Grundsätzlich trägt die Beweislast für das Vorliegen der Voraussetzungen der Erschöpfung derjenige, der sich auf die Erschöpfung beruft. Nach der ständigen Rechtsprechung des EuGH besteht von dieser Beweislastverteilung jedoch eine Ausnahme bei Vorliegen von ausschließlichen oder selektiven Vertriebsverträgen, da es die Beweislastverteilung dem Markeninhaber ansonsten ermöglichen könnte, die nationalen Märkte gegeneinander abzuschotten. Bei Nennung der Bezugsquellen durch den potenziellen Verletzer (als Beweis der Erschöpfung) würde der Markeninhaber sofort das „Leck stopfen“ und das Vertriebssystem wieder gegen Außenseiter abschotten.
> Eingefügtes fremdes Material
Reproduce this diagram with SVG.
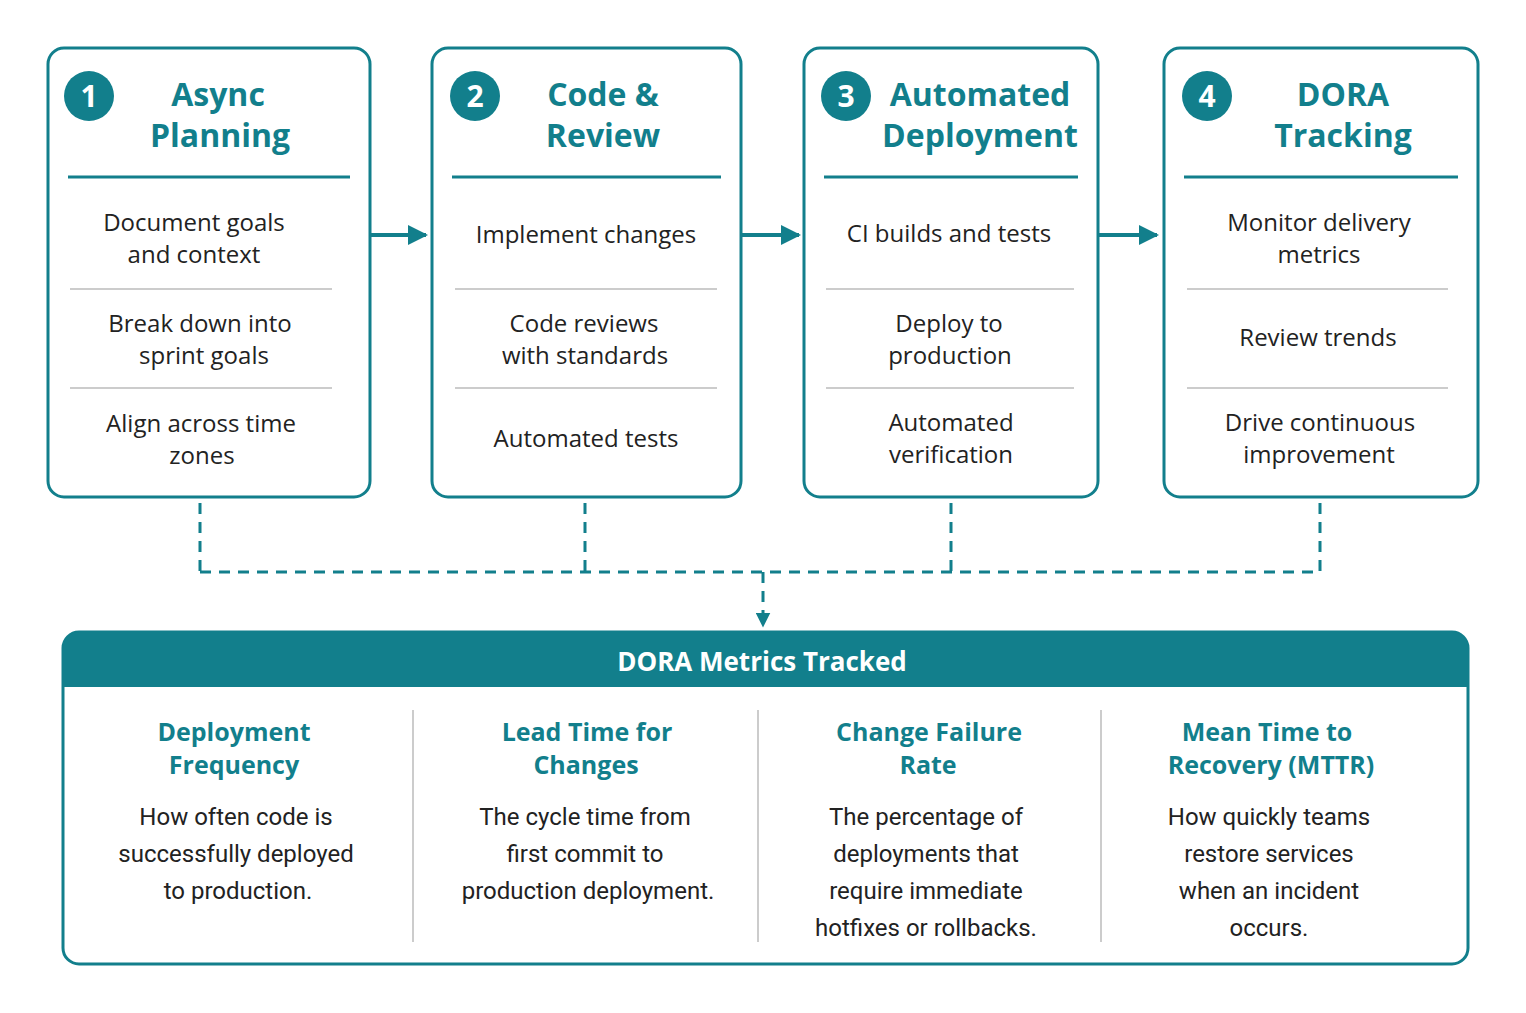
<svg xmlns="http://www.w3.org/2000/svg" width="1526" height="1013" viewBox="0 0 1526 1013">
<style>
.box{fill:#fff;stroke:#127f8c;stroke-width:3}
.num{fill:#127f8c}
.numt{fill:#fff;font:bold 30px "Open Sans",sans-serif;text-anchor:middle}
.title{fill:#127f8c;font:bold 32px "Open Sans",sans-serif;text-anchor:middle}
.hl{stroke:#127f8c;stroke-width:3}
.sep{stroke:#bbb;stroke-width:1.5}
.item{fill:#222;font:24px "Open Sans",sans-serif;text-anchor:middle}
.arrow{stroke:#127f8c;stroke-width:4;fill:none}
.dash{stroke:#127f8c;stroke-width:3;fill:none;stroke-dasharray:11 8}
.ct{fill:#127f8c;font:bold 25px "Open Sans",sans-serif;text-anchor:middle}
.cb{fill:#222;font:24px "Liberation Sans Narrow","Roboto",sans-serif;text-anchor:middle}
</style>
<defs>
<marker id="ah" viewBox="0 0 10 10" refX="9" refY="5" markerWidth="5" markerHeight="5" orient="auto"><path d="M0,0L10,5L0,10z" fill="#127f8c"/></marker>
<marker id="ah2" viewBox="0 0 10 10" refX="9" refY="5" markerWidth="5" markerHeight="5" orient="auto"><path d="M0,0L10,5L0,10z" fill="#127f8c"/></marker>
</defs>
<rect width="1526" height="1013" fill="#fff"/>
<g id="stage1">
<rect class="box" x="48" y="48" width="322" height="449" rx="16"/>
<circle class="num" cx="89" cy="96" r="25"/><text class="numt" x="89" y="107">1</text>
<text class="title" x="218" y="106">Async</text><text class="title" x="220" y="147">Planning</text>
<line class="hl" x1="68" y1="177" x2="350" y2="177"/>
<text class="item" x="194" y="231">Document goals</text><text class="item" x="194" y="263">and context</text>
<line class="sep" x1="70" y1="289" x2="332" y2="289"/>
<text class="item" x="200" y="332">Break down into</text><text class="item" x="204" y="364">sprint goals</text>
<line class="sep" x1="70" y1="388" x2="332" y2="388"/>
<text class="item" x="201" y="432">Align across time</text><text class="item" x="202" y="464">zones</text>
</g>
<g id="stage2">
<rect class="box" x="432" y="48" width="309" height="449" rx="16"/>
<circle class="num" cx="475" cy="96" r="25"/><text class="numt" x="475" y="107">2</text>
<text class="title" x="603" y="106">Code &amp;</text><text class="title" x="603" y="147">Review</text>
<line class="hl" x1="452" y1="177" x2="721" y2="177"/>
<text class="item" x="586" y="243">Implement changes</text>
<line class="sep" x1="455" y1="289" x2="717" y2="289"/>
<text class="item" x="584" y="332">Code reviews</text><text class="item" x="585" y="364">with standards</text>
<line class="sep" x1="455" y1="388" x2="717" y2="388"/>
<text class="item" x="586" y="447">Automated tests</text>
</g>
<g id="stage3">
<rect class="box" x="804" y="48" width="294" height="449" rx="16"/>
<circle class="num" cx="846" cy="96" r="25"/><text class="numt" x="846" y="107">3</text>
<text class="title" x="980" y="106">Automated</text><text class="title" x="980" y="147">Deployment</text>
<line class="hl" x1="824" y1="177" x2="1078" y2="177"/>
<text class="item" x="949" y="242">CI builds and tests</text>
<line class="sep" x1="826" y1="289" x2="1074" y2="289"/>
<text class="item" x="949" y="332">Deploy to</text><text class="item" x="950" y="364">production</text>
<line class="sep" x1="826" y1="388" x2="1074" y2="388"/>
<text class="item" x="951" y="431">Automated</text><text class="item" x="951" y="463">verification</text>
</g>
<g id="stage4">
<rect class="box" x="1164" y="48" width="314" height="449" rx="16"/>
<circle class="num" cx="1207" cy="96" r="25"/><text class="numt" x="1207" y="107">4</text>
<text class="title" x="1343" y="106">DORA</text><text class="title" x="1343" y="147">Tracking</text>
<line class="hl" x1="1184" y1="177" x2="1458" y2="177"/>
<text class="item" x="1319" y="231">Monitor delivery</text><text class="item" x="1319" y="263">metrics</text>
<line class="sep" x1="1187" y1="289" x2="1448" y2="289"/>
<text class="item" x="1318" y="346">Review trends</text>
<line class="sep" x1="1187" y1="388" x2="1448" y2="388"/>
<text class="item" x="1320" y="431">Drive continuous</text><text class="item" x="1319" y="463">improvement</text>
</g>
<g id="connectors">
<line class="arrow" x1="370" y1="235" x2="426" y2="235" marker-end="url(#ah)"/>
<line class="arrow" x1="741" y1="235" x2="799" y2="235" marker-end="url(#ah)"/>
<line class="arrow" x1="1098" y1="235" x2="1157" y2="235" marker-end="url(#ah)"/>
<path class="dash" d="M200,503V572M585,503V572M951,503V572M1320,503V572M200,572H1320"/>
<line class="dash" x1="763" y1="572" x2="763" y2="626" marker-end="url(#ah2)"/>
</g>
<g id="metrics">
<rect class="box" x="63" y="632" width="1405" height="332" rx="16"/>
<path d="M63,687V648a16,16 0 0 1 16,-16H1452a16,16 0 0 1 16,16V687z" fill="#127f8c"/>
<text x="762" y="671" fill="#fff" font-family="Open Sans,sans-serif" font-weight="bold" font-size="26" text-anchor="middle">DORA Metrics Tracked</text>
<line class="sep" x1="413" y1="710" x2="413" y2="942"/>
<line class="sep" x1="758" y1="710" x2="758" y2="942"/>
<line class="sep" x1="1101" y1="710" x2="1101" y2="942"/>
<text class="ct" x="234" y="741">Deployment</text><text class="ct" x="234" y="774">Frequency</text>
<text class="cb" x="236" y="825">How often code is</text><text class="cb" x="236" y="862">successfully deployed</text><text class="cb" x="238" y="899">to production.</text>
<text class="ct" x="587" y="741">Lead Time for</text><text class="ct" x="586" y="774">Changes</text>
<text class="cb" x="585" y="825">The cycle time from</text><text class="cb" x="585" y="862">first commit to</text><text class="cb" x="588" y="899">production deployment.</text>
<text class="ct" x="929" y="741">Change Failure</text><text class="ct" x="928" y="774">Rate</text>
<text class="cb" x="926" y="825">The percentage of</text><text class="cb" x="926" y="862">deployments that</text><text class="cb" x="926" y="899">require immediate</text><text class="cb" x="926" y="936">hotfixes or rollbacks.</text>
<text class="ct" x="1267" y="741">Mean Time to</text><text class="ct" x="1271" y="774">Recovery (MTTR)</text>
<text class="cb" x="1269" y="825">How quickly teams</text><text class="cb" x="1269" y="862">restore services</text><text class="cb" x="1269" y="899">when an incident</text><text class="cb" x="1269" y="936">occurs.</text>
</g>
</svg>
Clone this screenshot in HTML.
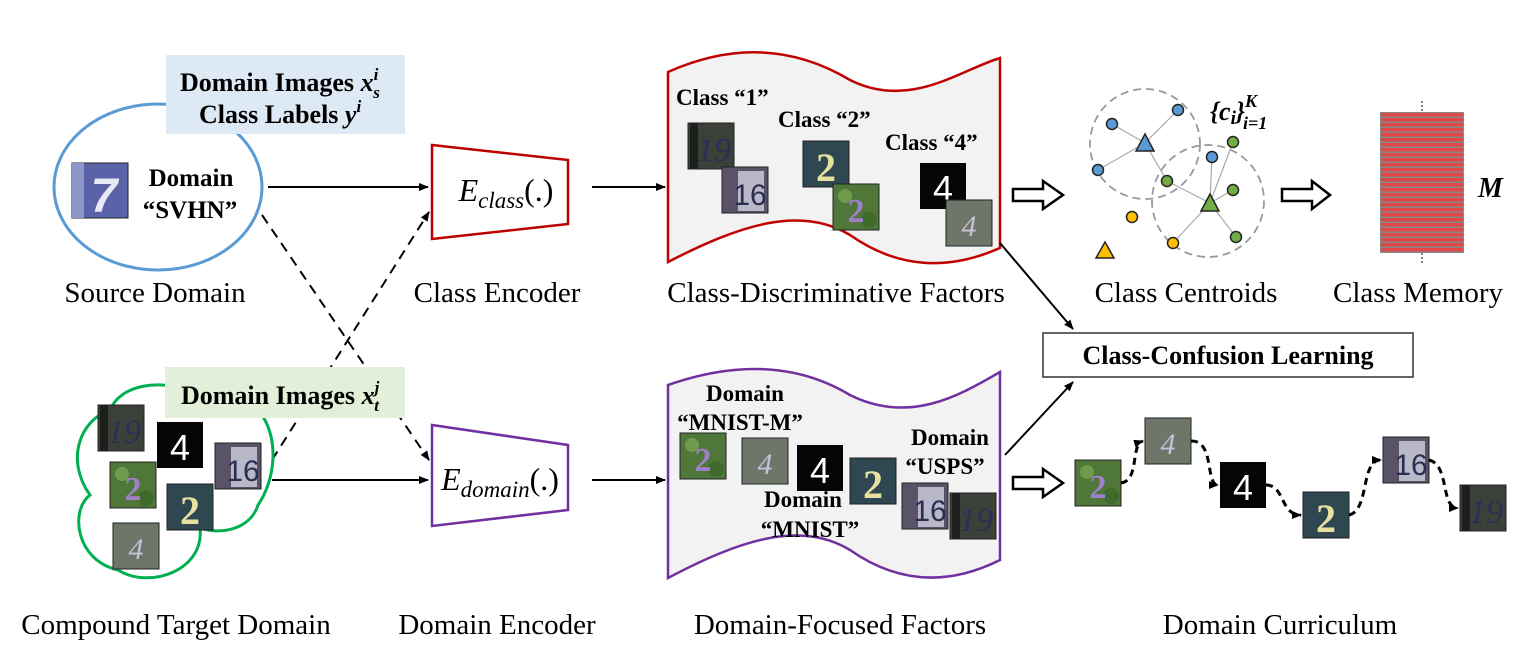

Den Bedarf einer entsprechenden Anpassung der Beweislast sah der EuGH ebenfalls in dem vorliegenden Fall. Es ist daher Sache des Inhabers der nationalen Marke darzulegen und ggf. zu beweisen, dass es keine Abstimmung der Marken- bzw. der Geschäftsstrategie zwischen ihm und dem Inhaber der anderen nationalen Marken gibt. Der EuGH gab der Beklagten, die sich auf die Erschöpfung berufen hatte, allerdings auf, zunächst alle Indizien vortragen zu müssen, die den Schluss auf die Existenz wirtschaftlicher Beziehungen und der gemeinsamen Koordinierung der Markenstrategie durch die Markeninhaber zulassen. Eine bloße Behauptung „ins Blaue hinein“ wird also weiterhin nicht genügen.
Fazit: auch wenn die Entscheidung einen Sonderfall betraf, so erweitert sie doch die Möglichkeit, sich erfolgreich auf die Erschöpfung zu berufen. Aus Marketinggründen sollen Marken oftmals auf einem einheitlichen Markt wie der EU weiterhin einheitlich präsentiert und vermarktet werden, selbst wenn einzelne nationale Gesellschaften oder einzelne nationale Marken an Dritte veräußert wurden. Soweit eine solche Koordinierung nach Aufspaltung innerhalb der EU geschieht, muss jedoch damit gerechnet werden, dass mit dem erstmaligen Inverkehrbringen eines Produkts mit der entsprechenden Marke auch die Rechte aus allen anderen nationalen Parallelmarken der rechtlich unabhängigen Inhaber erschöpft sind.